Johnny’s Submission: –

In this regard, the exporter submitted that “terminal handling Charges” is not category of services. As such the same cannot be mentioned in the claim. The service provider has not paid the service tax under the category of “Terminal Handling Charges”, he must have paid under the category of “BAS” or “BSS” or “ports services”. As such the refund has been claimed on the same. These are charges and not the category of service. Hence the contention of the department is totally wrong. Thus, the refund has been allowed on these charges should be allowed to us irrespective of the category of service.

But at the end the outcome was the same as always comes out which can be shown by the following lines: –

Fruitless again & again;

Johnny now in grief and pain!

Refund orders now a dream;

His efforts have downstream!

 

Although the article is ornamented with humorous poems but the key motive is to bring into light the intricacies involved in the refund orders.

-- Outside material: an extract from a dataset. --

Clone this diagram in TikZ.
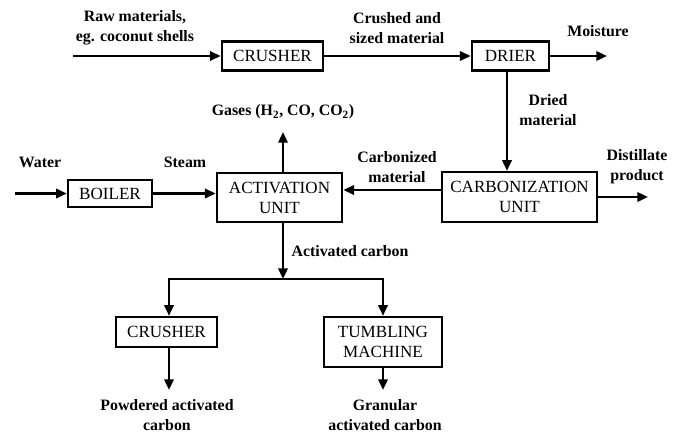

With this entertaining and rhythmical article we summarize that the present situation and mental state of assesses alleging refunds against export of goods is alike to the situation of Johnny as pointed out in the poem.

There are a number of conditions subject to which the refund is allowed. The assessee is facing difficulty in almost all of those conditions. Due to the large number of conditions we were not able to cover all the conditions in this article and hence we will be bringing further articles on the different conditions covered therein.